Qual o maior desafio na prossecução dos objetivos do Escritório em Portugal?

Posso dizer que não há grandes desafios, talvez um dos desafios seja dar continuidade, no longo prazo, ao trabalho que fazemos em determinadas áreas, construindo por cima daquilo que fazemos em primeira fase. Isto é um investimento que fazemos, por exemplo, através do Memorando de Entendimento que assinámos com a Direção Geral da Saúde. É um exemplo bom de como o enquadramento institucional pode ajudar a um trabalho mais de longo termo.

Marta Bronzin, Chefe da Missão da OIM Portugal

O facto de não haver um grande desafio ao trabalho deste Escritório pode provir do facto de, em Portugal, o tema da migração ser bem aceite?

O nosso trabalho assenta na colaboração com o Governo, não trabalhamos ao lado do Governo e também não o substituímos.
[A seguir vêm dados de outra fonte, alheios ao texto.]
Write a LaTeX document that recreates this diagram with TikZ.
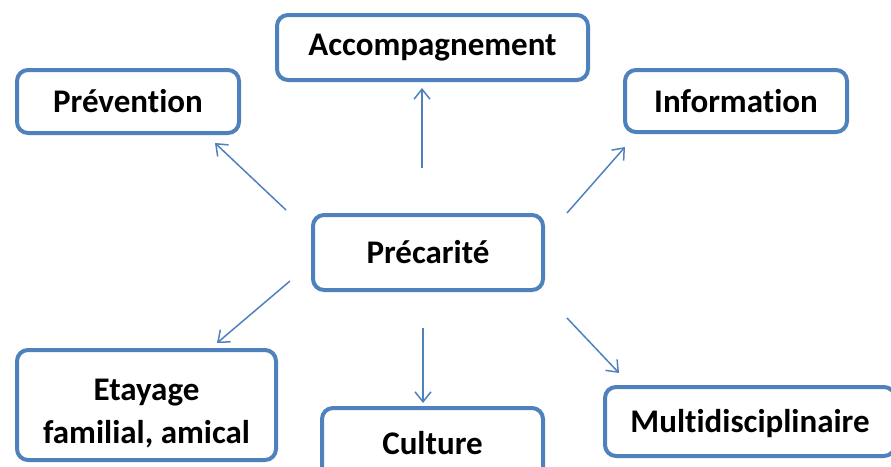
\documentclass[tikz,border=0pt]{standalone}
\usepackage{fontspec}
\setmainfont[Ligatures={NoCommon,NoRare,NoContextual},RawFeature={-liga,-dlig,-clig}]{Carlito}
\usetikzlibrary{arrows.meta}
\definecolor{boxblue}{HTML}{4F81BD}
\tikzset{
  conbox/.style={draw=boxblue, line width=4pt, rounded corners=11pt, fill=white,
    inner sep=0pt, align=center, font=\fontsize{33}{43}\selectfont\bfseries, text=black},
  conarrow/.style={draw=boxblue, line width=1.5pt, -{Straight Barb[length=10pt,width=16pt,line width=1.5pt]}}
}
\begin{document}
\begin{tikzpicture}[x=1pt,y=-1pt]
\useasboundingbox (0,0) rectangle (891,466);
\clip (0,0) rectangle (891,466);
\node[conbox, minimum width=311pt, minimum height=65pt] (acc) at (432.5,47.5) {Accompagnement};
\node[conbox, minimum width=222pt, minimum height=63pt] (prev) at (128,101.5) {Prévention};
\node[conbox, minimum width=222pt, minimum height=62pt] (info) at (736,101) {Information};
\node[conbox, minimum width=230pt, minimum height=75pt] (prec) at (428,252.5) {Précarité};
\node[conbox, minimum width=259pt, minimum height=110pt] (eta) at (146.5,405) {\rule{0pt}{38pt}Etayage\\familial, amical};
\node[conbox, minimum width=221pt, minimum height=70pt] (cul) at (432.5,443) {Culture};
\node[conbox, minimum width=290pt, minimum height=69pt] (mul) at (750,421.5) {\rule{0pt}{27pt}Multidisciplinaire};
% arrow end points
\coordinate (s1) at (286,210); \coordinate (e1) at (215,143);
\coordinate (s2) at (422,168); \coordinate (e2) at (422,88);
\coordinate (s3) at (567,213); \coordinate (e3) at (625,147);
\coordinate (s4) at (290,281); \coordinate (e4) at (217,343);
\coordinate (s5) at (423,328); \coordinate (e5) at (423,403);
\coordinate (s6) at (567,318); \coordinate (e6) at (619,373);
\draw[conarrow] (s1) -- (e1);
\draw[conarrow] (s2) -- (e2);
\draw[conarrow] (s3) -- (e3);
\draw[conarrow] (s4) -- (e4);
\draw[conarrow] (s5) -- (e5);
\draw[conarrow] (s6) -- (e6);
\end{tikzpicture}
\end{document}
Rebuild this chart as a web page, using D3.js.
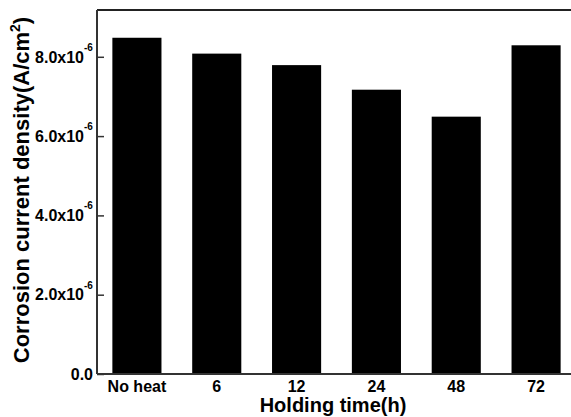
<!DOCTYPE html>
<html>
<head>
<meta charset="utf-8">
<script src="https://cdn.jsdelivr.net/npm/d3@7"></script>
<style>
  body { margin: 0; background: #fff; }
  text { font-family: "Liberation Sans", Arial, sans-serif; font-weight: bold; fill: #000; }
</style>
</head>
<body>
<div id="chart"></div>
<script>
const categories = ["No heat", "6", "12", "24", "48", "72"];
const currentDensity = [8.48e-6, 8.08e-6, 7.79e-6, 7.17e-6, 6.49e-6, 8.29e-6];
const yTicks = [0, 2e-6, 4e-6, 6e-6, 8e-6];

const width = 571;
const height = 417;
const margin = { top: 10, right: -5, bottom: 43, left: 97 };

const svg = d3.select("#chart")
  .append("svg")
  .attr("width", width)
  .attr("height", height);

const x = d3.scaleBand()
  .domain(categories)
  .range([margin.left, width - margin.right])
  .paddingInner(0.385)
  .paddingOuter(0.1925);

const y = d3.scaleLinear()
  .domain([0, 9.18e-6])
  .range([height - margin.bottom, margin.top]);

// bars
svg.append("g")
  .selectAll("rect")
  .data(categories)
  .join("rect")
  .attr("x", d => x(d))
  .attr("y", (d, i) => y(currentDensity[i]))
  .attr("width", x.bandwidth())
  .attr("height", (d, i) => y(0) - y(currentDensity[i]))
  .attr("fill", "#000");

// top frame line
svg.append("line")
  .attr("x1", margin.left).attr("x2", width)
  .attr("y1", margin.top).attr("y2", margin.top)
  .attr("stroke", "#222").attr("stroke-width", 2);

// y axis, inward ticks
const yAxis = svg.append("g")
  .attr("transform", `translate(${margin.left},0)`)
  .call(d3.axisRight(y).tickValues(yTicks).tickSize(7).tickFormat(""));
yAxis.select(".domain").attr("stroke", "#333").attr("stroke-width", 2)
  .attr("d", `M0,${margin.top}V${y(0)}`);
yAxis.selectAll(".tick line").attr("stroke", "#333").attr("stroke-width", 1.5);

// y tick labels with superscript exponent
const yLab = svg.append("g");
yTicks.forEach(v => {
  const t = yLab.append("text")
    .attr("x", v === 0 ? 93 : 84)
    .attr("y", y(v))
    .attr("dy", "0.36em")
    .attr("text-anchor", "end")
    .style("font-size", "16px");
  if (v === 0) {
    t.text("0.0");
  } else {
    t.text((v * 1e6).toFixed(1) + "x10");
    yLab.append("text")
      .attr("x", 84)
      .attr("y", y(v) - 6)
      .attr("text-anchor", "start")
      .style("font-size", "10px")
      .text("-6");
  }
});

// x axis
const xAxis = svg.append("g")
  .attr("transform", `translate(0,${y(0)})`)
  .call(d3.axisBottom(x).tickSize(0).tickPadding(7));
xAxis.select(".domain").attr("stroke", "#333").attr("stroke-width", 2)
  .attr("d", `M${margin.left},0H${width}`);
xAxis.selectAll(".tick text")
  .style("font-size", "16px")
  .style("font-family", "'Liberation Sans', Arial, sans-serif")
  .style("font-weight", "bold")
  .attr("fill", "#000");

// axis titles
svg.append("text")
  .attr("x", 333)
  .attr("y", 412)
  .attr("text-anchor", "middle")
  .style("font-size", "20px")
  .text("Holding time(h)");

const yTitle = svg.append("text")
  .attr("transform", "translate(29,190) rotate(-90)")
  .attr("text-anchor", "middle")
  .style("font-size", "22px");
yTitle.append("tspan").text("Corrosion current density(A/cm");
yTitle.append("tspan").attr("dy", -9).style("font-size", "14px").text("2");
yTitle.append("tspan").attr("dy", 9).text(")");
</script>
</body>
</html>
As políticas públicas que o Governo desenvolve através das suas instituições têm uma postura consistente ao longo dos anos, apesar da crise que atravessou.

É uma posição muito positiva, muito aberta e investindo em políticas públicas para a integração.

Recentemente, a ONU lançou a Década de Ação para acelerar o cumprimento dos Objetivos de Desenvolvimento Sustentável (ODS) em 2030. Estes Objetivos afetam e são diretamente afetados pela migração. Como é que a OIM Portugal avança a Agenda 2030?

Há uma meta específica para as migrações, a meta 10.7, mas é verdade que basicamente todas as migrações são relevantes para as metas dos ODS e cada país prioriza as metas de acordo com o seu contexto. Para além de uma intervenção ao nível da sensibilização, desenvolvemos e aplicámos, em 2017, o MGI – “Migration Governance Indicator”, que é uma ferramenta que pretende olhar, no seu conjunto, os processos institucionais e as políticas que existem num determinado país. Não olha ao seu resultado, mas olha para os inputs: que tipos de mecanismos de coordenação, políticas migratórias e respostas institucionais existem para assegurar uma migração bem gerida. Isto pode contribuir diretamente para os progressos na meta 10.7, daí que tenhamos feito um trabalho com o Governo de consulta alargada e tenhamos publicamos este perfil em final de 2017.